**Short problem:**
Retype the lines beneath this one, from the first through the line containing "const epsMIR = 3.52;". Pictures are left out.

**Data excerpt:**
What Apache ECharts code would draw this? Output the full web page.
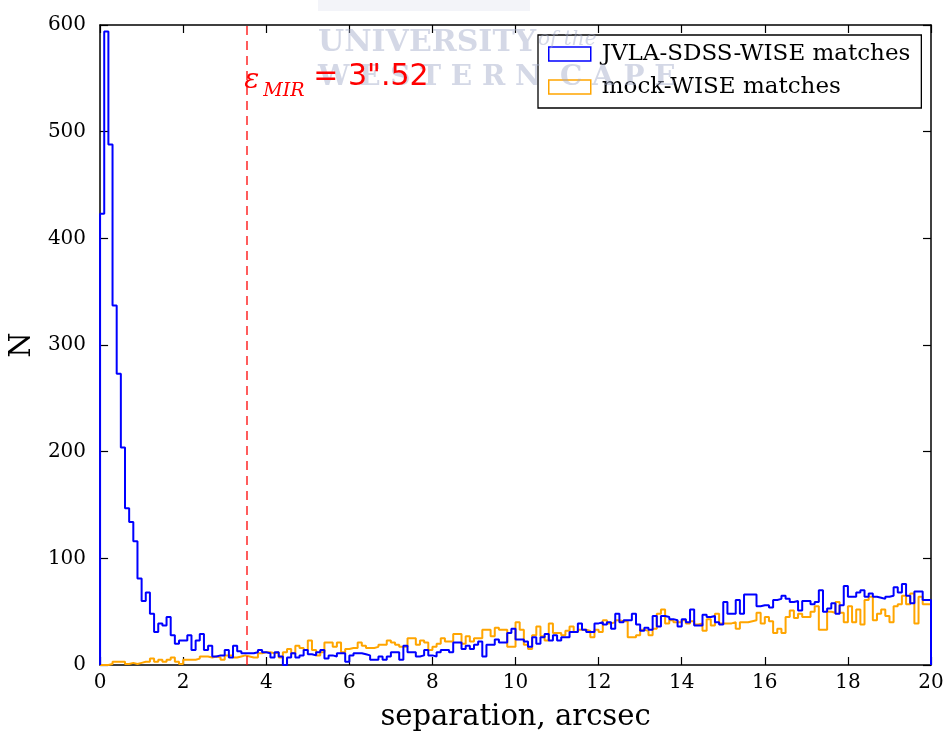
<!DOCTYPE html>
<html>
<head>
<meta charset="utf-8">
<script src="https://cdn.jsdelivr.net/npm/echarts@6/dist/echarts.min.js"></script>
<style>
  html, body { margin: 0; padding: 0; background: #fff; }
  #chart { width: 948px; height: 737px; }
</style>
</head>
<body>
<div id="chart"></div>
<script>
// ---- data ----
const binWidth = 0.1;          // arcsec per histogram bin
const xMin = 0, xMax = 20, xInterval = 2;
const yMin = 0, yMax = 600, yInterval = 100;
const seriesNames = ['JVLA-SDSS-WISE matches', 'mock-WISE matches'];
const epsMIR = 3.52;

const jvlaCounts = [
  423, 594, 488, 337, 273, 204, 147, 134, 116, 81,
  60, 68, 48, 31, 39, 37, 45, 28, 20, 23,
  23, 28, 14, 23, 29, 14, 18, 8, 9, 9,
  14, 7, 18, 13, 11, 11, 11, 12, 14, 12,
  11, 7, 12, 8, 0, 7, 11, 7, 9, 14,
  10, 9, 12, 14, 6, 9, 8, 11, 11, 3,
  9, 11, 11, 10, 9, 5, 5, 8, 5, 8,
  12, 12, 5, 18, 12, 12, 8, 9, 14, 9,
  8, 12, 14, 14, 12, 21, 21, 15, 18, 15,
  19, 22, 8, 19, 19, 24, 21, 21, 30, 34,
  24, 24, 22, 17, 26, 20, 26, 29, 23, 28,
  23, 26, 26, 31, 31, 39, 33, 31, 31, 39,
  40, 38, 40, 34, 48, 40, 42, 42, 48, 38,
  32, 35, 33, 46, 36, 46, 45, 43, 42, 36,
  43, 40, 52, 37, 37, 47, 45, 46, 40, 38,
  59, 48, 48, 61, 48, 66, 66, 66, 55, 56,
  56, 54, 61, 62, 65, 62, 59, 60, 51, 60,
  60, 57, 59, 70, 50, 53, 58, 48, 56, 74,
  64, 64, 68, 70, 64, 67, 64, 63, 62, 64,
  65, 73, 68, 76, 65, 58, 69, 69, 61, 61
];

const mockCounts = [
  0, 0, 1, 3, 3, 3, 1, 2, 1, 2,
  3, 3, 6, 3, 5, 3, 5, 7, 3, 1,
  5, 5, 5, 6, 8, 8, 7, 8, 7, 5,
  9, 9, 7, 8, 9, 8, 7, 7, 11, 12,
  12, 11, 12, 7, 12, 15, 11, 18, 16, 14,
  23, 14, 9, 12, 21, 21, 17, 21, 12, 15,
  16, 16, 21, 18, 16, 16, 17, 19, 19, 23,
  21, 19, 17, 17, 25, 25, 19, 23, 21, 14,
  17, 20, 25, 22, 22, 29, 29, 20, 27, 22,
  25, 25, 33, 33, 27, 35, 33, 33, 17, 17,
  40, 33, 19, 15, 28, 36, 27, 23, 39, 30,
  30, 28, 32, 36, 31, 33, 33, 32, 26, 33,
  31, 42, 39, 40, 42, 41, 41, 26, 26, 28,
  33, 32, 28, 34, 48, 52, 39, 42, 40, 40,
  42, 39, 41, 38, 39, 32, 43, 37, 48, 39,
  39, 39, 40, 34, 40, 40, 41, 42, 49, 39,
  45, 41, 30, 34, 30, 45, 51, 44, 48, 45,
  45, 50, 55, 33, 33, 50, 49, 59, 49, 40,
  55, 40, 52, 38, 61, 64, 42, 48, 52, 46,
  40, 55, 57, 65, 57, 67, 39, 64, 57, 57
];

// ---- build step outline (matplotlib histtype='step') ----
function stepOutline(counts) {
  const pts = [[0, 0]];
  counts.forEach((c, i) => pts.push([i * binWidth, c]));
  const end = counts.length * binWidth;
  pts.push([end, counts[counts.length - 1]]);
  pts.push([end, 0]);
  return pts;
}

const SERIF = "'DejaVu Serif', serif";
const BLUE = '#0000ff', ORANGE = '#ffa500';

const chart = echarts.init(document.getElementById('chart'), null, { renderer: 'canvas' });

const axisCommon = {
  axisLine: { show: true, onZero: false, lineStyle: { color: '#000', width: 1.5 } },
  axisTick: { show: true, inside: true, length: 8, lineStyle: { color: '#000', width: 1.2 } },
  splitLine: { show: false },
};

const option = {
  backgroundColor: '#fff',
  animation: false,
  grid: { left: 99, right: 17, top: 25, bottom: 67, show: false },
  xAxis: [
    Object.assign({
      type: 'value', min: xMin, max: xMax, interval: xInterval, position: 'bottom',
      axisLabel: { color: '#000', fontFamily: SERIF, fontSize: 20, margin: 8 },
      name: 'separation, arcsec', nameLocation: 'middle', nameGap: 38,
      nameTextStyle: { color: '#000', fontFamily: SERIF, fontSize: 29 }
    }, axisCommon),
    Object.assign({
      type: 'value', min: xMin, max: xMax, interval: xInterval, position: 'top',
      axisLabel: { show: false }
    }, axisCommon)
  ],
  yAxis: [
    Object.assign({
      type: 'value', min: yMin, max: yMax, interval: yInterval, position: 'left',
      axisLabel: { color: '#000', fontFamily: SERIF, fontSize: 20, margin: 14 },
      name: 'N', nameLocation: 'middle', nameGap: 52, nameRotate: 90,
      nameTextStyle: { color: '#000', fontFamily: SERIF, fontSize: 29 }
    }, axisCommon),
    Object.assign({
      type: 'value', min: yMin, max: yMax, interval: yInterval, position: 'right',
      axisLabel: { show: false }
    }, axisCommon)
  ],
  legend: {
    orient: 'vertical', left: 538, top: 35,
    padding: [7, 11, 9, 10], itemGap: 9,
    itemWidth: 42, itemHeight: 14,
    backgroundColor: 'rgba(255,255,255,0.8)',
    borderColor: '#000', borderWidth: 1.3, borderRadius: 0,
    textStyle: { color: '#000', fontFamily: SERIF, fontSize: 23, lineHeight: 24, padding: [0, 0, 0, 6] },
    data: [
      { name: seriesNames[0], icon: 'rect', itemStyle: { color: 'rgba(0,0,0,0)', borderColor: BLUE, borderWidth: 1.5 } },
      { name: seriesNames[1], icon: 'rect', itemStyle: { color: 'rgba(0,0,0,0)', borderColor: ORANGE, borderWidth: 1.5 } }
    ]
  },
  series: [
    {
      name: seriesNames[1], type: 'line', step: 'end', symbol: 'none',
      data: stepOutline(mockCounts), z: 3,
      lineStyle: { color: ORANGE, width: 2 }, itemStyle: { color: ORANGE }
    },
    {
      name: seriesNames[0], type: 'line', step: 'end', symbol: 'none',
      data: stepOutline(jvlaCounts), z: 4,
      lineStyle: { color: BLUE, width: 2 }, itemStyle: { color: BLUE },
      markLine: {
        silent: true, symbol: ['none', 'none'], label: { show: false },
        lineStyle: { color: 'rgba(255,0,0,0.8)', width: 1.6, type: [9, 6] },
        data: [{ xAxis: epsMIR }]
      }
    }
  ]
};
chart.setOption(option);

// annotation + watermark
const ax = chart.convertToPixel({ xAxisIndex: 0 }, epsMIR);
const wm = 'rgba(160,168,200,0.45)';
chart.setOption({
  graphic: [
    { type: 'rect', shape: { x: 318, y: 0, width: 212, height: 11 }, style: { fill: 'rgba(190,196,220,0.18)' }, z: 100, silent: true },
    { type: 'text', left: 318, top: 28, z: 100, silent: true,
      style: { text: 'UNIVERSITY', font: "bold 30px 'DejaVu Serif', serif", fill: wm } },
    { type: 'text', left: 538, top: 30, z: 100, silent: true,
      style: { text: 'of the', font: "italic 20px 'DejaVu Serif', serif", fill: wm } },
    { type: 'text', left: 318, top: 64, z: 100, silent: true,
      style: { text: 'W E S T E R N  C A P E', font: "bold 28px 'DejaVu Serif', serif", fill: wm } },
    { type: 'text', x: ax - 2, y: 67, z: 110, silent: true,
      style: { text: 'ε', font: "italic 28px 'DejaVu Serif', serif", fill: '#ff0000' } },
    { type: 'text', x: ax + 17, y: 82, z: 110, silent: true,
      style: { text: 'MIR', font: "italic 19px 'DejaVu Serif', serif", fill: '#ff0000' } },
    { type: 'text', x: ax + 67, y: 62, z: 110, silent: true,
      style: { text: '= 3".52', font: "30px 'DejaVu Sans', sans-serif", fill: '#ff0000' } }
  ]
});
</script>
</body>
</html>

**The response:**
What Apache ECharts code would draw this? Output the full web page.
<!DOCTYPE html>
<html>
<head>
<meta charset="utf-8">
<script src="https://cdn.jsdelivr.net/npm/echarts@6/dist/echarts.min.js"></script>
<style>
  html, body { margin: 0; padding: 0; background: #fff; }
  #chart { width: 948px; height: 737px; }
</style>
</head>
<body>
<div id="chart"></div>
<script>
// ---- data ----
const binWidth = 0.1;          // arcsec per histogram bin
const xMin = 0, xMax = 20, xInterval = 2;
const yMin = 0, yMax = 600, yInterval = 100;
const seriesNames = ['JVLA-SDSS-WISE matches', 'mock-WISE matches'];
const epsMIR = 3.52;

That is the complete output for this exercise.